▸ **What you need to do**: Type out all the records word for word. Any pictures are to be left out.

▸ **Source records**:
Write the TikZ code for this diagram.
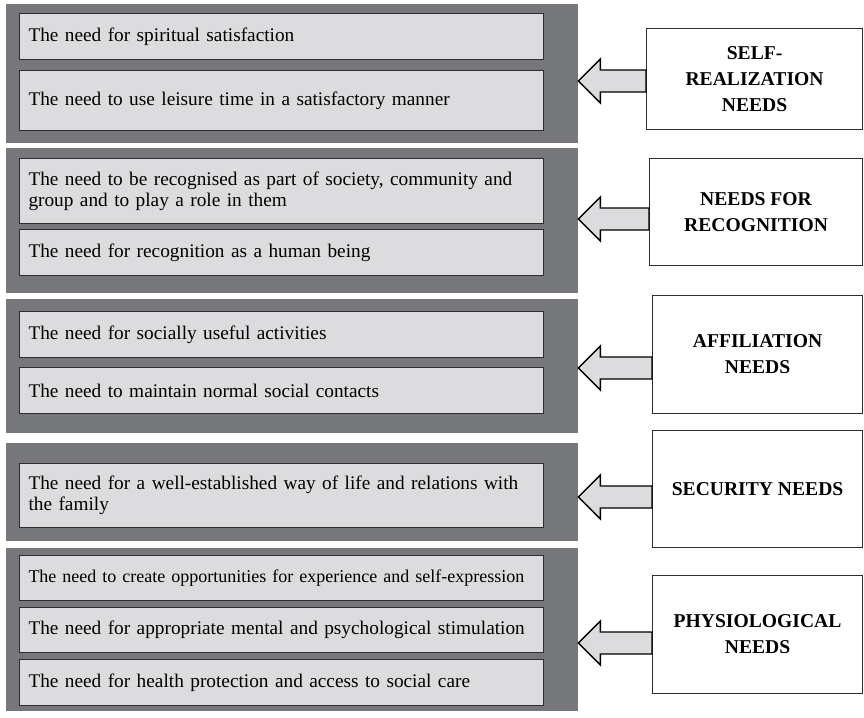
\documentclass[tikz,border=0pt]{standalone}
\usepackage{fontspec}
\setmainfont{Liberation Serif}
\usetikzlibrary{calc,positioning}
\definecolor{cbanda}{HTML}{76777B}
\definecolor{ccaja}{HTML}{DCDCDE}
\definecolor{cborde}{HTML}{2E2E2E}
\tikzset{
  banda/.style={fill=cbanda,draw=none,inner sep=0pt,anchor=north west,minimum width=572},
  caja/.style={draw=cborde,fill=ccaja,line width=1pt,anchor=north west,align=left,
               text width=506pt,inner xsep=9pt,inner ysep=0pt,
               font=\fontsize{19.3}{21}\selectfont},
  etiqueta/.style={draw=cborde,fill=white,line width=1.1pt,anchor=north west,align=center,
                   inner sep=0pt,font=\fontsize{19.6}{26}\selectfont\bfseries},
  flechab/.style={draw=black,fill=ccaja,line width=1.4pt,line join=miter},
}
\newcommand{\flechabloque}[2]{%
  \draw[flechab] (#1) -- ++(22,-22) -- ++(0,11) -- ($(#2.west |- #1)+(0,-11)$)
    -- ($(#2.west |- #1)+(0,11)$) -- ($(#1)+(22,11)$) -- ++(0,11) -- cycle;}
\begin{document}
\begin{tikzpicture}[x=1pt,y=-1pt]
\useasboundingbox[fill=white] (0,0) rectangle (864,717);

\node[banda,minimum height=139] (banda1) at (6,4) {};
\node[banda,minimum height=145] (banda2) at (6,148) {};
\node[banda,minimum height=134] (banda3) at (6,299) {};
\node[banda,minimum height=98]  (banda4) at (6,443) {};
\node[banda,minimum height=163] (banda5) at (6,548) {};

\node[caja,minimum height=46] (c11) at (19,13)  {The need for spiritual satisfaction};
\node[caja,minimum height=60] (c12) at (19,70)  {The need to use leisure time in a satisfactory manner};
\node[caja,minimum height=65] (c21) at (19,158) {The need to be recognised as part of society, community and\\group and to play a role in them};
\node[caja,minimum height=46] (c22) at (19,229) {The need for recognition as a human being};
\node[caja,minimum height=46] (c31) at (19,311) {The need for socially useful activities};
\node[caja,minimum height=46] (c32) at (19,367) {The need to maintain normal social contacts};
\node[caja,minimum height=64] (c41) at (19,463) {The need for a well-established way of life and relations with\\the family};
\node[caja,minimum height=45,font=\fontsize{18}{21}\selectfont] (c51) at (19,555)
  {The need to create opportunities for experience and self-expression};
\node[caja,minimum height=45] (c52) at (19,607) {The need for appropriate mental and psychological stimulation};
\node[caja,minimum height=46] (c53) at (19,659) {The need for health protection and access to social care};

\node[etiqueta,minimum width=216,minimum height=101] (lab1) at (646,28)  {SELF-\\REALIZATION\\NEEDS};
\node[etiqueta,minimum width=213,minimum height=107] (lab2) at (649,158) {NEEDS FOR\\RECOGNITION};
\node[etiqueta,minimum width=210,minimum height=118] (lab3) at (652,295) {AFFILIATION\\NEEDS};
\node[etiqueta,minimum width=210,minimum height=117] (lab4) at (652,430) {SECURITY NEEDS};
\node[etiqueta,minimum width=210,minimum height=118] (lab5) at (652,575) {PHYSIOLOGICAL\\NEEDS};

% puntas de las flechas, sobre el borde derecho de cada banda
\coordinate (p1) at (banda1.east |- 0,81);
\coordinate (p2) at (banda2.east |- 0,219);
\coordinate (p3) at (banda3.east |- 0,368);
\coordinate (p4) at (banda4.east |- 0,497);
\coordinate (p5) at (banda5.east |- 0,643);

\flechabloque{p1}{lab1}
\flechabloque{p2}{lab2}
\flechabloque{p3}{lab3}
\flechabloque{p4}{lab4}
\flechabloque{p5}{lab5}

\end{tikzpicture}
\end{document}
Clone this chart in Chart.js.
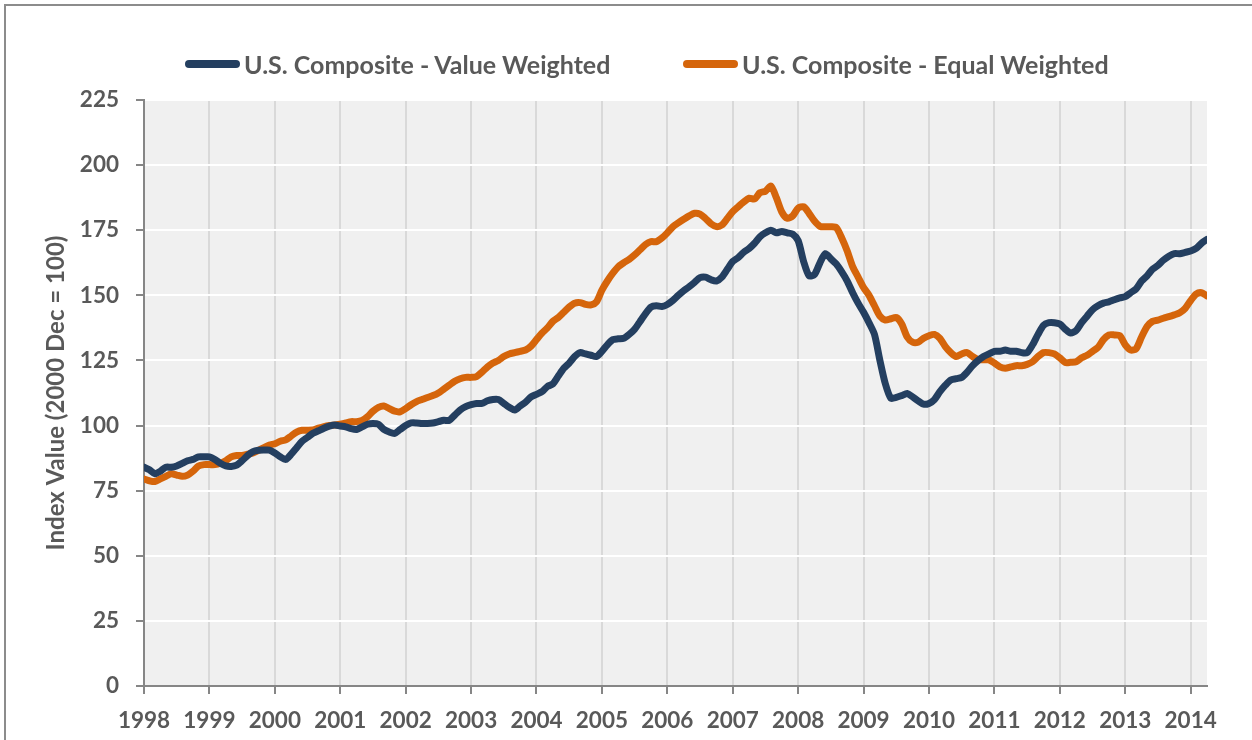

▸ **Answer below**:
Write the TikZ code for this diagram.
\documentclass[tikz,border=0pt]{standalone}
\usepackage{fontspec}
\setmainfont{Liberation Serif}
\usetikzlibrary{calc,positioning}
\definecolor{cbanda}{HTML}{76777B}
\definecolor{ccaja}{HTML}{DCDCDE}
\definecolor{cborde}{HTML}{2E2E2E}
\tikzset{
  banda/.style={fill=cbanda,draw=none,inner sep=0pt,anchor=north west,minimum width=572},
  caja/.style={draw=cborde,fill=ccaja,line width=1pt,anchor=north west,align=left,
               text width=506pt,inner xsep=9pt,inner ysep=0pt,
               font=\fontsize{19.3}{21}\selectfont},
  etiqueta/.style={draw=cborde,fill=white,line width=1.1pt,anchor=north west,align=center,
                   inner sep=0pt,font=\fontsize{19.6}{26}\selectfont\bfseries},
  flechab/.style={draw=black,fill=ccaja,line width=1.4pt,line join=miter},
}
\newcommand{\flechabloque}[2]{%
  \draw[flechab] (#1) -- ++(22,-22) -- ++(0,11) -- ($(#2.west |- #1)+(0,-11)$)
    -- ($(#2.west |- #1)+(0,11)$) -- ($(#1)+(22,11)$) -- ++(0,11) -- cycle;}
\begin{document}
\begin{tikzpicture}[x=1pt,y=-1pt]
\useasboundingbox[fill=white] (0,0) rectangle (864,717);

\node[banda,minimum height=139] (banda1) at (6,4) {};
\node[banda,minimum height=145] (banda2) at (6,148) {};
\node[banda,minimum height=134] (banda3) at (6,299) {};
\node[banda,minimum height=98]  (banda4) at (6,443) {};
\node[banda,minimum height=163] (banda5) at (6,548) {};

\node[caja,minimum height=46] (c11) at (19,13)  {The need for spiritual satisfaction};
\node[caja,minimum height=60] (c12) at (19,70)  {The need to use leisure time in a satisfactory manner};
\node[caja,minimum height=65] (c21) at (19,158) {The need to be recognised as part of society, community and\\group and to play a role in them};
\node[caja,minimum height=46] (c22) at (19,229) {The need for recognition as a human being};
\node[caja,minimum height=46] (c31) at (19,311) {The need for socially useful activities};
\node[caja,minimum height=46] (c32) at (19,367) {The need to maintain normal social contacts};
\node[caja,minimum height=64] (c41) at (19,463) {The need for a well-established way of life and relations with\\the family};
\node[caja,minimum height=45,font=\fontsize{18}{21}\selectfont] (c51) at (19,555)
  {The need to create opportunities for experience and self-expression};
\node[caja,minimum height=45] (c52) at (19,607) {The need for appropriate mental and psychological stimulation};
\node[caja,minimum height=46] (c53) at (19,659) {The need for health protection and access to social care};

\node[etiqueta,minimum width=216,minimum height=101] (lab1) at (646,28)  {SELF-\\REALIZATION\\NEEDS};
\node[etiqueta,minimum width=213,minimum height=107] (lab2) at (649,158) {NEEDS FOR\\RECOGNITION};
\node[etiqueta,minimum width=210,minimum height=118] (lab3) at (652,295) {AFFILIATION\\NEEDS};
\node[etiqueta,minimum width=210,minimum height=117] (lab4) at (652,430) {SECURITY NEEDS};
\node[etiqueta,minimum width=210,minimum height=118] (lab5) at (652,575) {PHYSIOLOGICAL\\NEEDS};

% puntas de las flechas, sobre el borde derecho de cada banda
\coordinate (p1) at (banda1.east |- 0,81);
\coordinate (p2) at (banda2.east |- 0,219);
\coordinate (p3) at (banda3.east |- 0,368);
\coordinate (p4) at (banda4.east |- 0,497);
\coordinate (p5) at (banda5.east |- 0,643);

\flechabloque{p1}{lab1}
\flechabloque{p2}{lab2}
\flechabloque{p3}{lab3}
\flechabloque{p4}{lab4}
\flechabloque{p5}{lab5}

\end{tikzpicture}
\end{document}
Clone this chart in Chart.js.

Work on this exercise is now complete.